LEWISTON (AP) — Maine grand juries returned a dozen indictments last year charging welfare fraud, double the number in 2010, one indication that officials are stepping up efforts to catch and convict people who cheat the system at taxpayers’ expense.

Preventing welfare fraud has been a top priority of both Gov. Paul LePage and state Attorney General William Schneider, and figures point to increasingly aggressive action against it by the Department of health and Human Services and other agencies.

“Almost immediately after I took office in January, we started meeting with the people over at DHHS to try to forge the contacts and the connections that we needed to get the cases from them, where they’re investigated, to us, where they’re prosecuted,” Schneider told the Sun Journal of Lewiston. “There seemed to have been a lack of enthusiasm for doing that kind of case in the past.”

Between 2010 and 2011, the number of reports of possible welfare fraud and abuse fielded by DHHS nearly doubled to 2,100.

Already in 2012, charges have been lodged against eight defendants in the Lewiston area alone.

State prosecutors secured 10 convictions last year, up 25 percent from a year earlier. Administrators in 2011 recovered more than $2 million in overpayments to welfare recipients, also up from 2010.

Most state welfare assistance comes in the Supplemental Nutrition Assistance Program, formerly food stamps, and Temporary Assistance for Needy Families.
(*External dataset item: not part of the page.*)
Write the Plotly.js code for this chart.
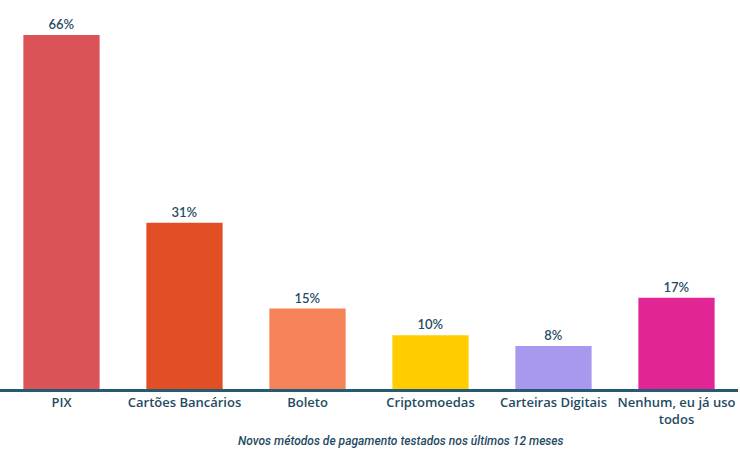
<!DOCTYPE html>
<html><head><meta charset="utf-8">
<script src="https://cdn.plot.ly/plotly-3.0.1.min.js"></script>
<style>html,body{margin:0;padding:0;background:#fff}#chart{width:740px;height:455px}</style>
</head><body><div id="chart"></div>
<script>
const categories = ["PIX", "Cartões Bancários", "Boleto", "Criptomoedas", "Carteiras Digitais", "Nenhum, eu já uso<br>todos"];
const values = [66, 31, 15, 10, 8, 17];
const labels = ["66%", "31%", "15%", "10%", "8%", "17%"];
const colors = ["#dc5357", "#e34f25", "#f6825a", "#ffcd00", "#a899ef", "#e22594"];
const xTitle = "Novos métodos de pagamento testados nos últimos 12 meses";

const textColor = "#1f4b63";
Plotly.newPlot("chart", [{
  type: "bar",
  x: categories,
  y: values,
  text: labels,
  textposition: "outside",
  cliponaxis: false,
  marker: {color: colors},
  textfont: {family: "Lato, sans-serif", size: 13, color: textColor, weight: 600},
  width: 0.62,
  hoverinfo: "none"
}], {
  width: 740, height: 455,
  margin: {l: 0, r: 2, t: 35, b: 66},
  paper_bgcolor: "#fff", plot_bgcolor: "#fff",
  showlegend: false,
  xaxis: {
    showline: true, linecolor: "#245a72", linewidth: 2.5,
    ticks: "", tickfont: {family: "Open Sans, sans-serif", size: 13, color: textColor, weight: 600},
    fixedrange: true
  },
  yaxis: {range: [0, 66], visible: false, showgrid: false, zeroline: false, fixedrange: true},
  annotations: [{
    text: xTitle, xref: "paper", yref: "paper", x: 0.543, y: -0.147,
    xanchor: "center", yanchor: "middle", showarrow: false,
    font: {family: "Roboto, sans-serif", size: 12, color: textColor, style: "italic", weight: 500}
  }]
}, {displayModeBar: false, staticPlot: true});
</script></body></html>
The problem of people gaming the system is far from remedied, however. The estimated amount of money overpaid last year by DHHS was nearly $4 million, but agency officials recovered just over $2 million. Causes of the overpayments range from agency error to intentional and unintentional erroneous application information by recipients.

Advocates for Maine’s low-income people say that most welfare recipients are people who truly need the assistance and don’t abuse the system.